1. Technical Field
The present invention relates to a semiconductor memory device, and more particularly, to a semiconductor memory device having a bit registering layer for recording information on whether memory cells storing data are in a good state or a bad state.
2. Discussion of Related Art
In a semiconductor memory device, if even one cell is found to be defective, the semiconductor memory device cannot perform its function normally and it is treated as defective. Even though the probability that defects occur is low, defective memory cells do occur and decrease yield. The defective cell may, however, be replaced with an auxiliary memory cell, which is prepared in advance inside a semiconductor memory device, so as to increase the yield. Because of this, a redundancy circuit is provided in order to repair the defective cell, which may be generated during the fabrication of semiconductor memory devices.
However, when the redundancy circuit is used, an area of a chip is increased and the number of tests necessary to repair defects is increased. Accordingly, the redundancy circuit has not been used much in a large scale integrated circuit (LSI). The redundancy circuit has been employed in a dynamic random access memory (DRAM) from 64K through 256K since the chip area increases compared to that of a LSI device.
More specifically, the redundancy circuit of the semiconductor memory device is a circuit used to fabricate defect-free semiconductor memory devices by: further forming additional cells (for example, (n+m)×(n+m′)−n×n) in addition to the cells of a semiconductor memory device (for example, n×n cells) (here, m and m′ mean the numbers of the redundancy cells); analyzing whether a defective memory cell exists or no; disconnecting a row or column including one or more defective cells; and connecting to the redundancy cells, to thereby provide n×n cells.
An efficiency of such a redundancy circuit will be explained in reference to attached drawings.
FIGS. 1 through 3 illustrate yields of an n×n memory block in accordance with a generation rate of defective bits for various redundancy cell sizes.
In FIG. 1, a Y-axis indicates a yield of memory blocks, and an X-axis indicates a generation rate of defective bits. The curves in FIG. 1 illustrate a relation of a generation rate of defective bits and a yield of 16×16 memory blocks in accordance with a redundancy cell size (m;m=1,2,4.) corresponding to the memory block.

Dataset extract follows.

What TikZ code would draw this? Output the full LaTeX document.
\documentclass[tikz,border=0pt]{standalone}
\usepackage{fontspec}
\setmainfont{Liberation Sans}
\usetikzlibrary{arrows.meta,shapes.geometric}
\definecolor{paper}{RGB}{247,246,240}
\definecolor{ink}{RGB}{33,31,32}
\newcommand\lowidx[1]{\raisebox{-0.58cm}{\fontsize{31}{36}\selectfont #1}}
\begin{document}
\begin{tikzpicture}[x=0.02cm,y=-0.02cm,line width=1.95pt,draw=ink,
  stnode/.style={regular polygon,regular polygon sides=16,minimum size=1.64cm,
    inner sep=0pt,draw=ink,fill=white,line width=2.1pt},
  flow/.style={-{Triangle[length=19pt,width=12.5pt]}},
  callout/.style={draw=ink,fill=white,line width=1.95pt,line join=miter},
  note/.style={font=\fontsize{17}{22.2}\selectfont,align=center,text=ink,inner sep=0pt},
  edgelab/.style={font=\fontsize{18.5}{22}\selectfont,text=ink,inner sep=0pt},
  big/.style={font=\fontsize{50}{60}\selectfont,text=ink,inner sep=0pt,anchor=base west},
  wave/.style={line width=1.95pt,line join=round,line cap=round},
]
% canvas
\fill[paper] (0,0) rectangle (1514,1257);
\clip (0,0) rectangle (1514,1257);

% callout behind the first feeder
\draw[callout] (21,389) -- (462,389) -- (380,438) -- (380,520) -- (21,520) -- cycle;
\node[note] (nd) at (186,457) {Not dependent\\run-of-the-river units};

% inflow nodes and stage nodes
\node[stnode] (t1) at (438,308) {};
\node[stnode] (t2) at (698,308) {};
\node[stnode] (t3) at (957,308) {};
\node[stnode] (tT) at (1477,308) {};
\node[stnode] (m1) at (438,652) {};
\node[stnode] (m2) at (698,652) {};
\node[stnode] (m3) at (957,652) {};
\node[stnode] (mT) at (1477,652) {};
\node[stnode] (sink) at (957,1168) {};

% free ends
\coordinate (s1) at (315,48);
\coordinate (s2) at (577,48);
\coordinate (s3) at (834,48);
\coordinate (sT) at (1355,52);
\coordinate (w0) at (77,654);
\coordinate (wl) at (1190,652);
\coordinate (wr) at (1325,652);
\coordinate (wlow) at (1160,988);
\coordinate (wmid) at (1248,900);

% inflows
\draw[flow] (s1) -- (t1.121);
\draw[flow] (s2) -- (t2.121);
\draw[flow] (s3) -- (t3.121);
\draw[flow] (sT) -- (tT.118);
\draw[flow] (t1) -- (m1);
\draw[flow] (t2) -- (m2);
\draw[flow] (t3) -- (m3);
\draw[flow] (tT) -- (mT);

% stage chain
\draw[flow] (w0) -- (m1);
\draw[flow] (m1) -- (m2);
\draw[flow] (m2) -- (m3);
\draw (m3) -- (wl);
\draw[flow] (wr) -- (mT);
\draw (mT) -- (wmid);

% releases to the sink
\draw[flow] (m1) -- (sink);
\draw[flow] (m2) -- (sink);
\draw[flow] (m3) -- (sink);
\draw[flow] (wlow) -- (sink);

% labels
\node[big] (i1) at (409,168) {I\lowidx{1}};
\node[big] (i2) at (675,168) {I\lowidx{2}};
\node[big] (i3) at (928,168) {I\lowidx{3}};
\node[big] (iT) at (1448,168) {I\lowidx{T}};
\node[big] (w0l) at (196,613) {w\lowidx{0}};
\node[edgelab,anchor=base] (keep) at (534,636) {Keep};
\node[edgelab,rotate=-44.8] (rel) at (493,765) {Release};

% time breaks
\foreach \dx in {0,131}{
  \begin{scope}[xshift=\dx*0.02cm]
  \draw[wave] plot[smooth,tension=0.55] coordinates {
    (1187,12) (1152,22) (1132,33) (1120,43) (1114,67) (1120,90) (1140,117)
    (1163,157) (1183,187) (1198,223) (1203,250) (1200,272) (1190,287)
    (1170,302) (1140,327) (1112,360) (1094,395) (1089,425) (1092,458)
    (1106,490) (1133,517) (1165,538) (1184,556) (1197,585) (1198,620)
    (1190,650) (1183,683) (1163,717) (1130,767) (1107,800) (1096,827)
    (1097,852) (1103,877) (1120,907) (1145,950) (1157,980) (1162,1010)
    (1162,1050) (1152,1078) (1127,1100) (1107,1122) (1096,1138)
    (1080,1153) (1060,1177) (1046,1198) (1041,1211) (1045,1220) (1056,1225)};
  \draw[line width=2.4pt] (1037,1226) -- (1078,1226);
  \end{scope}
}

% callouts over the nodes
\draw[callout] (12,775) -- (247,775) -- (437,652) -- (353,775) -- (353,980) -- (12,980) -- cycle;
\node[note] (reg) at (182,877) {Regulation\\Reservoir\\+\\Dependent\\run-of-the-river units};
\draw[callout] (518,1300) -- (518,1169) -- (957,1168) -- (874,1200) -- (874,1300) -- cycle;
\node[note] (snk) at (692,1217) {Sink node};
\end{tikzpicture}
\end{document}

As shown, the yield of memory blocks increases as the number of redundancy cells is increased at a constant generation rate of defective bits. For example, when a generation rate of defective bits is 0.01 (1%), and the number of redundancy cells m is 1, a yield of memory blocks is about 0.6 (60%). In a same generation rate of defective bits, when the redundancy cell size m is 2, a yield of memory blocks is about 0.95 (95%). That is, when a generation rate of defective bits is 0.01 and a redundancy cell size m is 4 or more, the yield of memory blocks is 1.

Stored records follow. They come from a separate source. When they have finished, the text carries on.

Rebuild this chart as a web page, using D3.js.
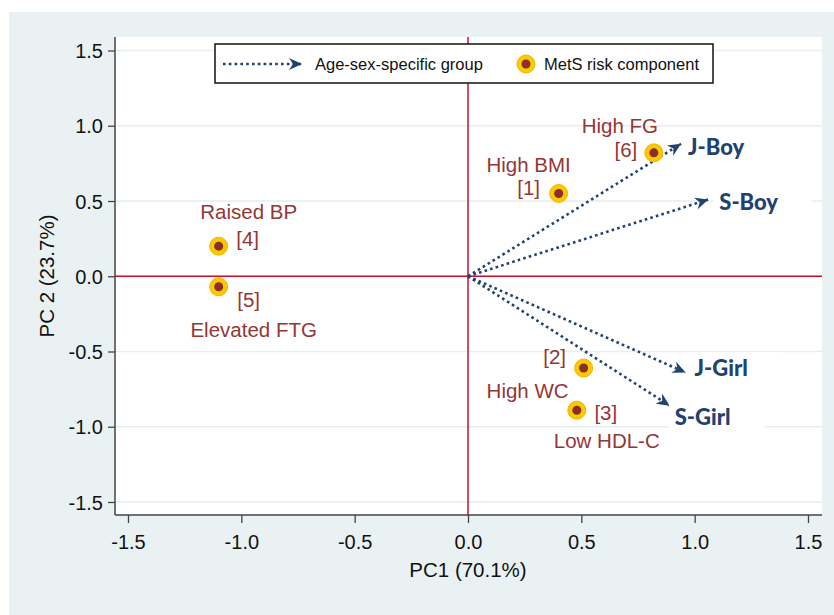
<!DOCTYPE html>
<html>
<head>
<meta charset="utf-8">
<script src="https://cdn.jsdelivr.net/npm/d3@7/dist/d3.min.js"></script>
<style>
  body { margin: 0; background: #fff; }
  text { font-family: "Liberation Sans", Arial, sans-serif; }
</style>
</head>
<body>
<div id="chart"></div>
<script>
// MetS risk components (loadings)
var components = ["High BMI", "High WC", "Low HDL-C", "Raised BP", "Elevated FTG", "High FG"];
var componentIds = ["[1]", "[2]", "[3]", "[4]", "[5]", "[6]"];
var componentPC1 = [0.40, 0.51, 0.48, -1.10, -1.10, 0.82];
var componentPC2 = [0.55, -0.61, -0.89, 0.20, -0.07, 0.82];

// age-sex-specific groups (arrow tips)
var groups = ["J-Boy", "S-Boy", "J-Girl", "S-Girl"];
var groupPC1 = [0.94, 1.06, 0.96, 0.89];
var groupPC2 = [0.88, 0.51, -0.64, -0.86];

var xTicks = [-1.5, -1.0, -0.5, 0.0, 0.5, 1.0, 1.5];
var yTicks = [-1.5, -1.0, -0.5, 0.0, 0.5, 1.0, 1.5];

// label placement (pixel offsets from the point: name, then id)
var nameOffset = [[-30, -29], [-56, 23], [30, 31], [30, -34], [35, 43], [-34, -27]];
var idOffset   = [[-30, -6], [-29, -11], [29, 3], [29, -7], [30, 13], [-28, -3]];
var groupLabelOffset = [[7, 3], [11, 3], [9, -4], [5, 12]];

var width = 834, height = 615;
var navy = "#1f4270", wine = "#943634", red = "#c8102e";

var svg = d3.select("#chart")
    .append("svg")
    .attr("width", width)
    .attr("height", height);

// backgrounds
svg.append("rect").attr("x", 9).attr("y", 12).attr("width", width - 9).attr("height", height - 12)
    .attr("fill", "#eaf1f3");
svg.append("rect").attr("x", 115).attr("y", 37).attr("width", 707).attr("height", 478)
    .attr("fill", "#fff");

var x = d3.scaleLinear().domain([-1.5, 1.5]).range([128, 808]);
var y = d3.scaleLinear().domain([-1.5, 1.5]).range([502, 50.5]);

// gridlines
svg.append("g").selectAll("line")
    .data(yTicks)
    .enter()
    .append("line")
    .attr("x1", 115).attr("x2", 822)
    .attr("y1", d => y(d)).attr("y2", d => y(d))
    .style("stroke", "#e6eef1")
    .style("stroke-width", 1.5);

// reference lines
svg.append("line").attr("x1", x(0)).attr("x2", x(0)).attr("y1", 37).attr("y2", 515)
    .style("stroke", red).style("stroke-width", 1.5);
svg.append("line").attr("x1", 115).attr("x2", 822).attr("y1", y(0)).attr("y2", y(0))
    .style("stroke", red).style("stroke-width", 1.5);

// axes
var fmt = d => d.toFixed(1);
var xAxis = svg.append("g")
    .attr("transform", "translate(0,515)")
    .call(d3.axisBottom(x).tickValues(xTicks).tickFormat(fmt).tickSize(8).tickSizeOuter(0).tickPadding(12));
var yAxis = svg.append("g")
    .attr("transform", "translate(115,0)")
    .call(d3.axisLeft(y).tickValues(yTicks).tickFormat(fmt).tickSize(7).tickSizeOuter(0).tickPadding(5));

[xAxis, yAxis].forEach(function(a) {
  a.select(".domain").remove();
  a.selectAll(".tick line").style("stroke", "#444").style("stroke-width", 1.3);
  a.selectAll(".tick text")
      .style("font-family", "'Liberation Sans', Arial, sans-serif")
      .style("font-size", "20px")
      .style("fill", "#111");
});
yAxis.selectAll(".tick text").attr("dy", "0.35em");

svg.append("line").attr("x1", 115).attr("x2", 822).attr("y1", 515).attr("y2", 515)
    .style("stroke", "#444").style("stroke-width", 1.5);
svg.append("line").attr("x1", 115).attr("x2", 115).attr("y1", 37).attr("y2", 515)
    .style("stroke", "#444").style("stroke-width", 1.5);

// axis titles
svg.append("text")
    .attr("x", 468).attr("y", 577)
    .attr("text-anchor", "middle")
    .style("font-size", "20.5px")
    .style("fill", "#111")
    .text("PC1 (70.1%)");
svg.append("text")
    .attr("transform", "translate(54,276) rotate(-90)")
    .attr("text-anchor", "middle")
    .style("font-size", "20.5px")
    .style("fill", "#111")
    .text("PC 2 (23.7%)");

// arrowhead marker
var defs = svg.append("defs");
defs.append("marker")
    .attr("id", "barb")
    .attr("viewBox", "-14 -7 16 14")
    .attr("refX", 0).attr("refY", 0)
    .attr("markerWidth", 16).attr("markerHeight", 14)
    .attr("markerUnits", "userSpaceOnUse")
    .attr("orient", "auto")
    .append("path")
    .attr("d", "M0,0 L-13,-6 L-9,0 L-13,6 Z")
    .attr("fill", navy);

// group arrows
var arrows = svg.append("g").attr("id", "arrows");
groups.forEach(function(g, i) {
  arrows.append("line")
      .attr("x1", x(0)).attr("y1", y(0))
      .attr("x2", x(groupPC1[i])).attr("y2", y(groupPC2[i]))
      .style("stroke", navy)
      .style("stroke-width", 2.6)
      .style("stroke-dasharray", "2.6,3.2")
      .attr("marker-end", "url(#barb)");
});

// group labels with white backing
groups.forEach(function(g, i) {
  var lx = x(groupPC1[i]) + groupLabelOffset[i][0];
  var ly = y(groupPC2[i]) + groupLabelOffset[i][1];
  var bg = arrows.append("rect").attr("fill", "#fff");
  var t = arrows.append("text")
      .attr("x", lx).attr("y", ly)
      .attr("dy", "0.35em")
      .style("font-family", "Lato, 'Open Sans', sans-serif")
      .style("font-weight", "900")
      .style("font-size", "22px")
      .style("fill", navy)
      .text(g);
  var b = t.node().getBBox();
  bg.attr("x", b.x - 6).attr("y", b.y - 2).attr("width", b.width + 40).attr("height", b.height + 4);
});

// component markers
var comps = svg.append("g").attr("id", "components");
components.forEach(function(c, i) {
  var px = x(componentPC1[i]), py = y(componentPC2[i]);
  comps.append("circle").attr("cx", px).attr("cy", py).attr("r", 9)
      .attr("fill", "#fcc800").attr("stroke", "#f2b600").attr("stroke-width", 1);
  comps.append("circle").attr("cx", px).attr("cy", py).attr("r", 4.5)
      .attr("fill", "#8b2e2e");
  comps.append("text")
      .attr("x", px + nameOffset[i][0]).attr("y", py + nameOffset[i][1])
      .attr("dy", "0.35em")
      .attr("text-anchor", "middle")
      .style("font-size", "20.5px")
      .style("fill", wine)
      .text(c);
  comps.append("text")
      .attr("x", px + idOffset[i][0]).attr("y", py + idOffset[i][1])
      .attr("dy", "0.35em")
      .attr("text-anchor", "middle")
      .style("font-size", "20.5px")
      .style("fill", wine)
      .text(componentIds[i]);
});

// legend
var legend = svg.append("g").attr("id", "legend");
legend.append("rect")
    .attr("x", 215).attr("y", 44).attr("width", 498).attr("height", 39)
    .attr("fill", "#fff").attr("stroke", "#111").attr("stroke-width", 1.5);
legend.append("line")
    .attr("x1", 223).attr("y1", 64).attr("x2", 302).attr("y2", 64)
    .style("stroke", navy)
    .style("stroke-width", 2.6)
    .style("stroke-dasharray", "2.6,3.2")
    .attr("marker-end", "url(#barb)");
legend.append("text")
    .attr("x", 315).attr("y", 64).attr("dy", "0.35em")
    .style("font-size", "16.5px").style("fill", "#111")
    .text("Age-sex-specific group");
legend.append("circle").attr("cx", 526).attr("cy", 64).attr("r", 9)
    .attr("fill", "#fcc800").attr("stroke", "#f2b600").attr("stroke-width", 1);
legend.append("circle").attr("cx", 526).attr("cy", 64).attr("r", 4.5)
    .attr("fill", "#8b2e2e");
legend.append("text")
    .attr("x", 544).attr("y", 64).attr("dy", "0.35em")
    .style("font-size", "16.5px").style("fill", "#111")
    .text("MetS risk component");
</script>
</body>
</html>
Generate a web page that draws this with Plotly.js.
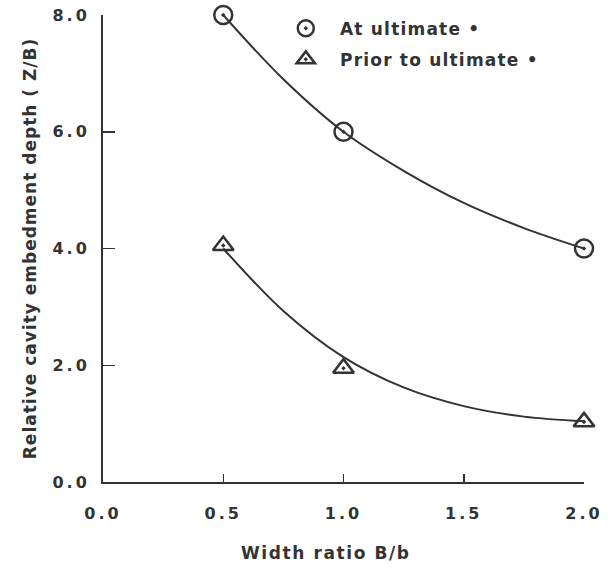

The description of the graphs of FIGS. 2 and 3 is similar to the description of FIG. 1.
As shown in FIG. 3, in order to fabricate a memory block of n×n=1024×1024, even though a redundancy cell size is 2048×2048, that is, a semiconductor memory device is fabricated with a size of nine times the desired size of the memory device to be fabricated, a yield of a memory block is 0 at about a 0.3% generation rate of defective bits or higher.
That is, in a nanometer-scale memory device (for example, molecular memory, carbon nano-tube memory, atomic memory, single electron memory, and particularly, a memory fabricated by a chemical bottom-up method), in which a generation rate of defective bits will be difficult to decrease down to several percent or lower (for example, 1%), the method of repairing defective cells using redundancy cells as above may not be useful
The nanometer-scale memory device is a memory device fabricated using a nano technology such as a submicron technology capable of controlling in units of nanometer (e.g., level to directly control molecules), that is, 0.000000001 meter. The nanometer-scale memory device may be called a nano device or a nano memory device. Examples of nanometer-scale memory devices are disclosed in U.S. Pat. NOS. 6,936,233 and 6,750,471.
A method of forming a separate memory layer and recording information on defective memory cells in the memory layer similar to a structure of a file allocation table (FAT) of a hard disk driver may be employed in order to overcome defects of the memory designing method of repairing defective cells using redundant cells. However, this method may also cause problems in the yield of memory blocks in accordance with a size of a block as illustrated in FIG. 4.
FIG. 4 is a graph illustrating an example of a yield of memory blocks when an n×n size of a semiconductor memory device is treated as a block unit. As illustrated in FIG. 4, as a size of a block is increased, a yield of memory blocks is rapidly decreased. For example, when a size of a memory block is 16×16 (n=16), and a generation rate of defective bits is 5E-3 (0.5%), a yield of memory blocks does not reach 0.4 (40%). This means that an area of the memory block is two times greater than if no defective bits occurred, and if the block size is further increased, this causes a problem that a required area is rapidly increased.